Through interviews with experts and a review of case studies and literature, it was found that the Australian waste system is stuck in its current state due to a number of factors. Or particular importance are mental models and the deep need for changing mindsets, reimagining the language of waste, and shifting the focus from recycling the reuse. Ideally a paradigm shift to a circular economy would also help to change what and how we measure value. There is also great scope to rethink the structures and processes that govern waste systems and the need to unlock new patterns of behaviour. This goes beyond the waste industry itself and must involve entire supply changes particularly where product stewardship and design rules could make a massive difference.

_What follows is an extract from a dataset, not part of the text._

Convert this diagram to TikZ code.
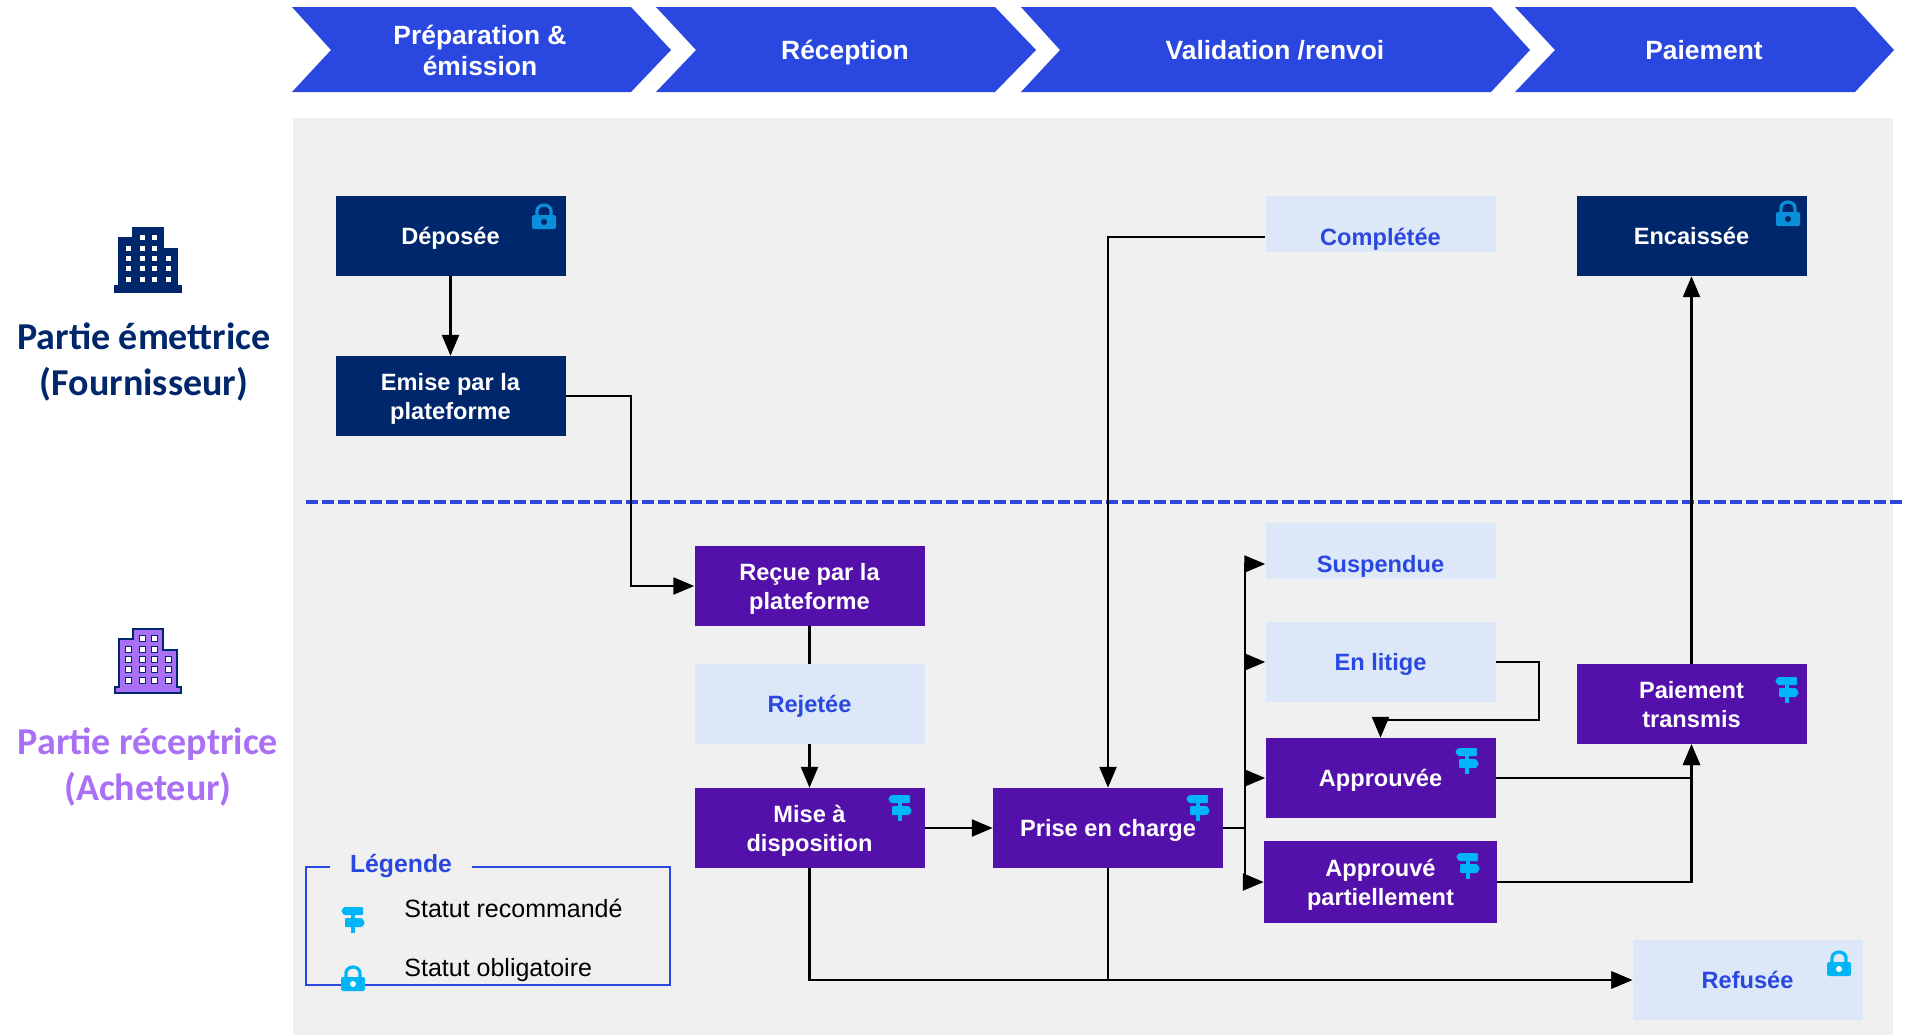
\documentclass[tikz,border=0pt]{standalone}
\usepackage{xcolor}
\usepackage{fontspec}
\setmainfont{Liberation Sans}
\newfontfamily\partyfont{Carlito}
\usetikzlibrary{arrows,positioning,shapes}
\usetikzlibrary{calc}

\definecolor{navy}{HTML}{00266C}
\definecolor{violet}{HTML}{5410AB}
\definecolor{pale}{HTML}{DCE8F8}
\definecolor{royal}{HTML}{2A48E0}
\definecolor{panel}{HTML}{F0F0F0}
\definecolor{sky}{HTML}{00B5F5}
\definecolor{lockblue}{HTML}{0A8FDB}
\definecolor{lilac}{HTML}{A970F5}

\begin{document}
\begin{tikzpicture}[x=.5pt,y=-.5pt,
  every node/.style={align=center,inner sep=0},
  statebox/.style={minimum width=115pt,minimum height=40pt,text=white,
    text height=8.5pt,text depth=0pt,
    font=\bfseries\fontsize{11.8}{14.5}\selectfont},
  twolines/.style={text height=23pt,text depth=0pt},
  emitter/.style={statebox,fill=navy},
  receiver/.style={statebox,fill=violet},
  optional/.style={statebox,fill=pale,text=royal},
  lowered/.style={optional,minimum height=28pt,text height=24.5pt,text depth=3.5pt},
  phase/.style={text=white,text height=9.5pt,text depth=0pt,
    font=\bfseries\fontsize{13.2}{15.5}\selectfont},
  chevron/.style={fill=royal},
  party/.style={font=\partyfont\bfseries\fontsize{19}{23.4}\selectfont},
  legendbox/.style={draw=royal,line width=1pt,minimum width=182pt,minimum height=59pt},
  legendhead/.style={fill=panel,minimum width=71pt,minimum height=8pt,text=royal,
    font=\bfseries\fontsize{12.4}{14}\selectfont},
  legendtext/.style={anchor=west,font=\fontsize{12.5}{15}\selectfont},
  to/.style={->,>=triangle 45,line width=1.4pt},
  split/.style={royal,line width=1.8pt,dash pattern=on 6pt off 2pt},
  pics/padlock/.style 2 args={code={
    \draw[#1,line width=1.6pt] (-7,-1) -- (-7,-6) arc (180:360:7 and 6) -- (7,-1);
    \fill[#1,rounded corners=1pt] (-12,-2) rectangle (12,12);
    \fill[#2] (0,5) circle (1.5pt);
  }},
  pics/signpost/.style={code={
    \fill[sky] (-2,-5) rectangle (2,13);
    \fill[sky,rounded corners=.5pt] (-12,-9) -- (-9,-13) -- (10,-13) -- (10,-5) -- (-9,-5) -- cycle;
    \fill[sky,rounded corners=.5pt] (-8,-2) -- (9,-2) -- (12,3) -- (9,7) -- (-8,7) -- cycle;
  }},
  pics/tower/.style 2 args={code={
    \draw[fill=#1,draw=#2,line width=.8pt] (-33,32) -- (-33,26) -- (-29,26) -- (-29,-22) -- (-15,-22)
      -- (-15,-32) -- (15,-32) -- (15,-11) -- (29,-11) -- (29,26) -- (33,26) -- (33,32) -- cycle;
    \foreach \px/\py in {-6/-23,6/-23,-20/-12,-6/-12,6/-12,-20/-2,-6/-2,6/-2,20/-2,
      -20/8,-6/8,6/8,20/8,-20/19,-6/19,6/19,20/19}
      \draw[fill=white,draw=#2,line width=.4pt] (\px-3,\py-3) rectangle (\px+3,\py+3);
  }}]

    \fill[panel] (293,118) rectangle (1893,1035);

    % phases
    \fill[chevron] (292,7) -- (631,7) -- (671,50) -- (631,92) -- (292,92) -- (331,50) -- cycle;
    \fill[chevron] (656,7) -- (995,7) -- (1036,50) -- (995,92) -- (656,92) -- (696,50) -- cycle;
    \fill[chevron] (1021,7) -- (1491,7) -- (1530,50) -- (1491,92) -- (1021,92) -- (1060,50) -- cycle;
    \fill[chevron] (1515,7) -- (1855,7) -- (1894,50) -- (1855,92) -- (1515,92) -- (1555,50) -- cycle;
    \node[phase,text height=25pt](prep) at (480,50){Préparation \&\\émission};
    \node[phase](reception) at (845,50){Réception};
    \node[phase](validation) at (1275,50){Validation /renvoi};
    \node[phase](payment) at (1704,50){Paiement};

    % parties
    \pic at (148,260) {tower={navy}{navy}};
    \node[party,text=navy](emitting) at (144,362){Partie émettrice\\(Fournisseur)};
    \pic at (148,661) {tower={lilac}{navy}};
    \node[party,text=lilac](receiving) at (148,767){Partie réceptrice\\(Acheteur)};

    % states
    \node[emitter](deposee) at (450.5,236){Déposée};
    \node[emitter,twolines](emise) at (450.5,396){Emise par la\\plateforme};
    \node[receiver,twolines](recue) at (809.5,586){Reçue par la\\plateforme};
    \node[optional](rejetee) at (809.5,704){Rejetée};
    \node[receiver,twolines](mise) at (809.5,828){Mise à\\disposition};
    \node[receiver](prise) at (1108,828){Prise en charge};
    \node[lowered](completee) at (1380.5,224){Complétée};
    \node[lowered](suspendue) at (1380.5,551){Suspendue};
    \node[optional](enlitige) at (1380.5,662){En litige};
    \node[receiver](approuvee) at (1380.5,778){Approuvée};
    \node[receiver,twolines,minimum width=116.5pt,minimum height=41pt](partiel) at (1380.5,882){Approuvé\\partiellement};
    \node[emitter](encaissee) at (1691.5,236){Encaissée};
    \node[receiver,twolines](transmis) at (1691.5,704){Paiement\\transmis};
    \node[optional](refusee) at (1747.5,980){Refusée};

    \coordinate (emisebend) at (631,586);
    \coordinate (fork) at (1245,828);
    \coordinate (litigebend) at (1539,720);
    \coordinate (leftend) at (306,502);
    \coordinate (rightend) at (1906,502);

    \draw[split](leftend) -- (rightend);

    \draw[to](deposee) -- (emise);
    \draw[to](emise.east) -| (emisebend) -- (recue.west);
    \draw[line width=1.4pt](recue) -- (rejetee);
    \draw[to](rejetee) -- (mise);
    \draw[to](mise) -- (prise);
    \draw[to](mise.south) |- (refusee.west);
    \draw[to](prise.south) |- (refusee.west);
    \draw[to]([yshift=-6.5pt]completee.west) -| (prise.north);
    \draw[to](prise.east) -- (fork) |- ([yshift=-6.5pt]suspendue.west);
    \draw[to](prise.east) -- (fork) |- (enlitige.west);
    \draw[to](prise.east) -- (fork) |- (approuvee.west);
    \draw[to](prise.east) -- (fork) |- (partiel.west);
    \draw[to](enlitige.east) -| (litigebend) -| (approuvee.north);
    \draw[to](approuvee.east) -| (transmis.south);
    \draw[to](partiel.east) -| (transmis.south);
    \draw[to](transmis) -- (encaissee);

    % icons
    \pic at (544,217) {padlock={lockblue}{navy}};
    \pic at (1788,214) {padlock={lockblue}{navy}};
    \pic at (1839,964) {padlock={sky}{white}};
    \pic at (900,808) {signpost};
    \pic at (1198,808) {signpost};
    \pic at (1467,761) {signpost};
    \pic at (1468,866) {signpost};
    \pic at (1787,690) {signpost};

    % legend
    \node[legendbox](legend) at (488,926){};
    \node[legendhead](legendtitle) at (401,866){Légende};
    \node[legendtext](recommended) at (404,908){Statut recommandé};
    \node[legendtext](mandatory) at (404,970){Statut obligatoire};
    \pic at (353,920) {signpost};
    \pic at (353,979) {padlock={sky}{white}};

    \pgfresetboundingbox
    \useasboundingbox (0,0) rectangle (1906,1034);
\end{tikzpicture}
\end{document}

Informed by the findings of the assessment, the Australian Futures Project convened a workshop of key stakeholders and partners to explore promising interventions in late 2018. Further action was scoped out with potential supporters, partners and stakeholders. To learn more, please go to 

A Wayfinder’s Guide to Systems Transformation

On 30-31 August 2017 in London, 14 participants from around the world met to explore the question of ‘how might we approach transformational change for complex challenges in the future?’  The workshop was convened and co-facilitated by Fiona McKenzie (Director, Orange Compass) and Megan Seneque (Associate, Orange Compass). Participants included a mix of practitioners and academics in systems and design thinking, innovation, and the social and physical sciences. They represented a diversity of sectors, disciplines, and geographies. Participants were:

  • Dr Yannick Beaudoin, Chief Scientist, GRID-Arendal
  • Julie Birtles, ‎Founder, Beyond Excellence
  • Paul Chatterton, Founder and lead, WWF Landscape Finance Lab
  • Sarah Gillinson, Chief Executive, Innovation Unit
  • Sandy Killick, Managing Director, Focused Facilitation
  • Dr Adrienne Mannov, Social Anthropologist, World Maritime University
  • Dr Fiona McKenzie, Co-Founder & Director of Strategy, Australian Futures Project
  • Julie Munk, Network & Project Manager, Social Innovation Exchange
  • Alex Roberts, Innovation Specialist, Observatory of Public Sector Innovation, OECD
  • Valmae Rose, Director, Future By Design Australia
  • Megan Seneque, International Development Advisor, Co-Facilitator, WE-Africa Lab
  • Dr Andrea Siodmok, Head of the Policy Lab; Deputy Director, (UK) Cabinet Office
  • Dr Katherine Trebeck, Global Research Policy Advisor, Oxfam
  • Dieter Van den Broeck, Landscape orchestrator and science/education, Commonland

Participants shared a common commitment to achieving genuine systems transformation and, cumulatively, possessed a wealth of experience in empowering such change - and change makers - in complex contexts.  With this spirit, the workshop involved two days of discussions that featured case studies of participant projects, reflections on lessons learnt, and insights into approaches for creating transformational change.  Despite the diversity of their work, participants found they had common experiences of the joys and frustrations of systems change. They had all been through times of professional loneliness and impatience, times of the exhilaration witnessing a ‘window open’ or minds changed, and we all shared the sense that this work is vital if the future is going to be one of human and ecological wellbeing. The discussion was captured in the publication A wayfinder’s guide to systems transformation: 18 insights for catalysts and convenors. The workshop has also led to a series of new collaborations amongst several of the organisations represented. It also planted the seed about the importance of a new type of navigation for complex systems, out of which the organisation Orange Compass emerged.